## TASK STATEMENT
The lines to reproduce run from the first one through the line containing "const dividerZ = [-2,-1,0,1,2];". Reproduce them exactly.

## SUPPLIED MATERIAL

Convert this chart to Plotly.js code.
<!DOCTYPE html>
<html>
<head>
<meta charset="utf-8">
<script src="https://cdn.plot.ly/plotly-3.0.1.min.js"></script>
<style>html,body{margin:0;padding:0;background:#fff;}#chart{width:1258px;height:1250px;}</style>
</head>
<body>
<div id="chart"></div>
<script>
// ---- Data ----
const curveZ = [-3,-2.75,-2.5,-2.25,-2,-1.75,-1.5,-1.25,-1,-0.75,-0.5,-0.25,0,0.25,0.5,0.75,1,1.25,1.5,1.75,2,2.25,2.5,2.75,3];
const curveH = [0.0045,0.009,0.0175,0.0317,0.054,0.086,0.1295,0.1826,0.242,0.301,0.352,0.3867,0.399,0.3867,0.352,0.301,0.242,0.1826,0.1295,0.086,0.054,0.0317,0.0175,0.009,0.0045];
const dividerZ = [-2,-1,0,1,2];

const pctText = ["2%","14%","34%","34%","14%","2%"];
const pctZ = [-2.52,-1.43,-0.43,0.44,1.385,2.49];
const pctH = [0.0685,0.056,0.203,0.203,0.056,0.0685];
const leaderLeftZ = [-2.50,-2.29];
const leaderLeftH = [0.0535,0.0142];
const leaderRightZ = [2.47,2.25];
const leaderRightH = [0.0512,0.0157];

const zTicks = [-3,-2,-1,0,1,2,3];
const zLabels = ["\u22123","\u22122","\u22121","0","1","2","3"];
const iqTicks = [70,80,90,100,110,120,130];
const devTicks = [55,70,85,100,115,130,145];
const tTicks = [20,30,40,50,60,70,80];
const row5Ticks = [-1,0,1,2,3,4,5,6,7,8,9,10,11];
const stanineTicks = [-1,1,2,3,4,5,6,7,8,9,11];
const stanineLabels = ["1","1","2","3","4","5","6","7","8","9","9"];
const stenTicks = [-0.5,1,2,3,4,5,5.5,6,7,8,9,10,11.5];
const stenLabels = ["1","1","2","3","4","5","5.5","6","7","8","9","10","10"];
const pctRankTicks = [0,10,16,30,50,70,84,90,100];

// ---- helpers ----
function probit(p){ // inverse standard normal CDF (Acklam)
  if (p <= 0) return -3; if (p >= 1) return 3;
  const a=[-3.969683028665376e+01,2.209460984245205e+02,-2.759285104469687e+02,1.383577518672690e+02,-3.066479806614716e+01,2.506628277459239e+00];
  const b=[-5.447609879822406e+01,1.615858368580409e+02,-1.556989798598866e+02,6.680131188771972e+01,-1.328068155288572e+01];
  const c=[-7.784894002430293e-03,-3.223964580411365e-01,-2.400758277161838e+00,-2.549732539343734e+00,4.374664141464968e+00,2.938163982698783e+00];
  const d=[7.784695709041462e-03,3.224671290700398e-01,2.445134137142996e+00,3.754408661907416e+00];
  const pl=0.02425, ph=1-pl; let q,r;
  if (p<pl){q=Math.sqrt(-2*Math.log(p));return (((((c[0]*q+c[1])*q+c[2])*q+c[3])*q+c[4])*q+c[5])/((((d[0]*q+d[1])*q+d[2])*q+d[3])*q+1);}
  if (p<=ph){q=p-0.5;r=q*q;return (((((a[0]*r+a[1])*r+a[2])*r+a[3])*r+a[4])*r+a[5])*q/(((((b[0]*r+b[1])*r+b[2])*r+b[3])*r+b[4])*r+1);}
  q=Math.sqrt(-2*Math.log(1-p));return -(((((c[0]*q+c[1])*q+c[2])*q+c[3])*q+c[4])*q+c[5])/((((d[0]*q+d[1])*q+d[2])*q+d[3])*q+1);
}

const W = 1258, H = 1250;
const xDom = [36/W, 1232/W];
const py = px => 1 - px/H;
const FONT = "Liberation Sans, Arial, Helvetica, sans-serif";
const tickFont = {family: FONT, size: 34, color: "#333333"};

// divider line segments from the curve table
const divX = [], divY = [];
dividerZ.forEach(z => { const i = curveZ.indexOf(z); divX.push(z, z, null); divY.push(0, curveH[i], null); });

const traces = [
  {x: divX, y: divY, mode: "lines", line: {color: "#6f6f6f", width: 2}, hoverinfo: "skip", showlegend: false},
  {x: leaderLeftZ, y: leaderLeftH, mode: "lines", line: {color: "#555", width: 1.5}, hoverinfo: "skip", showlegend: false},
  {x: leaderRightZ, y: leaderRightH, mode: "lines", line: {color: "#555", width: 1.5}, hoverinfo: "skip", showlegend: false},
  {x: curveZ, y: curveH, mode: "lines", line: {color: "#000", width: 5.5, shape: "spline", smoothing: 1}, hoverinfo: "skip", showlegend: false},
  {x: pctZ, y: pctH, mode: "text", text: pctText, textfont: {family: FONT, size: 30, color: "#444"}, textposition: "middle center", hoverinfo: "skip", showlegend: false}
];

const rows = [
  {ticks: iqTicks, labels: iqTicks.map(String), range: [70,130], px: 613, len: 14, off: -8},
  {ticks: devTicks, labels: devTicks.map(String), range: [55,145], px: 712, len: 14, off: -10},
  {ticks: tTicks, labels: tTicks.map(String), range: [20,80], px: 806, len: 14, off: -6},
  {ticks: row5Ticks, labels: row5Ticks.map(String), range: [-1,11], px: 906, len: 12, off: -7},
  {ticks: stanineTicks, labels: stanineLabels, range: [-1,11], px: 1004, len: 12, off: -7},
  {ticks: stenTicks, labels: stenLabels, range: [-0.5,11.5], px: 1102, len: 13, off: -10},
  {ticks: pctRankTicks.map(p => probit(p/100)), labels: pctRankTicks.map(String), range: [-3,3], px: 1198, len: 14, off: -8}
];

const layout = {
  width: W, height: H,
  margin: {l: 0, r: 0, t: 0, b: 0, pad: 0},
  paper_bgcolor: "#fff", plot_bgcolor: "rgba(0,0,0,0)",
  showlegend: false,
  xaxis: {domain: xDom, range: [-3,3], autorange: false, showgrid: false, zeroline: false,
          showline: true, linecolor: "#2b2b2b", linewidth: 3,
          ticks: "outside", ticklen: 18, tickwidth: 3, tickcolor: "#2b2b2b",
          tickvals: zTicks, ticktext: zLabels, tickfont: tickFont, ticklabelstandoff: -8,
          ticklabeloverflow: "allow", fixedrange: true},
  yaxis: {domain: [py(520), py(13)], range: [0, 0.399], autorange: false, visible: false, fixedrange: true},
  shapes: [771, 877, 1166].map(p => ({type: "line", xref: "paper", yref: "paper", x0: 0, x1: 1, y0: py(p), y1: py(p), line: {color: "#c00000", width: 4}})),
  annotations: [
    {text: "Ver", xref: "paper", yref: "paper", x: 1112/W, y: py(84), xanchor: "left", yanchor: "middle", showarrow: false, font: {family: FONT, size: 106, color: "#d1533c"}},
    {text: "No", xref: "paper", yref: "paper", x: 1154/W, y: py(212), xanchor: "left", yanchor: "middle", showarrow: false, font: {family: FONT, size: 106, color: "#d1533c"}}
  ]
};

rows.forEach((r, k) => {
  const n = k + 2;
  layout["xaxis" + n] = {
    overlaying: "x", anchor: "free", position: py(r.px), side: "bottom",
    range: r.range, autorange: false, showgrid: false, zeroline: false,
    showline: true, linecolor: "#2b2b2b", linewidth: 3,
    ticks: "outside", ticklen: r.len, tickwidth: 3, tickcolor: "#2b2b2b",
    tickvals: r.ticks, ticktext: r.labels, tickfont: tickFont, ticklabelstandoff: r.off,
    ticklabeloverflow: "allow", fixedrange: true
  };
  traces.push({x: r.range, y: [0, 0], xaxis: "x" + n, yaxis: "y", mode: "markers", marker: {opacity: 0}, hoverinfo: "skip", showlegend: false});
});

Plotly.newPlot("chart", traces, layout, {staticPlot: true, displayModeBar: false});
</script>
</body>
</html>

## TASK SOLUTION
Convert this chart to Plotly.js code.
<!DOCTYPE html>
<html>
<head>
<meta charset="utf-8">
<script src="https://cdn.plot.ly/plotly-3.0.1.min.js"></script>
<style>html,body{margin:0;padding:0;background:#fff;}#chart{width:1258px;height:1250px;}</style>
</head>
<body>
<div id="chart"></div>
<script>
// ---- Data ----
const curveZ = [-3,-2.75,-2.5,-2.25,-2,-1.75,-1.5,-1.25,-1,-0.75,-0.5,-0.25,0,0.25,0.5,0.75,1,1.25,1.5,1.75,2,2.25,2.5,2.75,3];
const curveH = [0.0045,0.009,0.0175,0.0317,0.054,0.086,0.1295,0.1826,0.242,0.301,0.352,0.3867,0.399,0.3867,0.352,0.301,0.242,0.1826,0.1295,0.086,0.054,0.0317,0.0175,0.009,0.0045];
const dividerZ = [-2,-1,0,1,2];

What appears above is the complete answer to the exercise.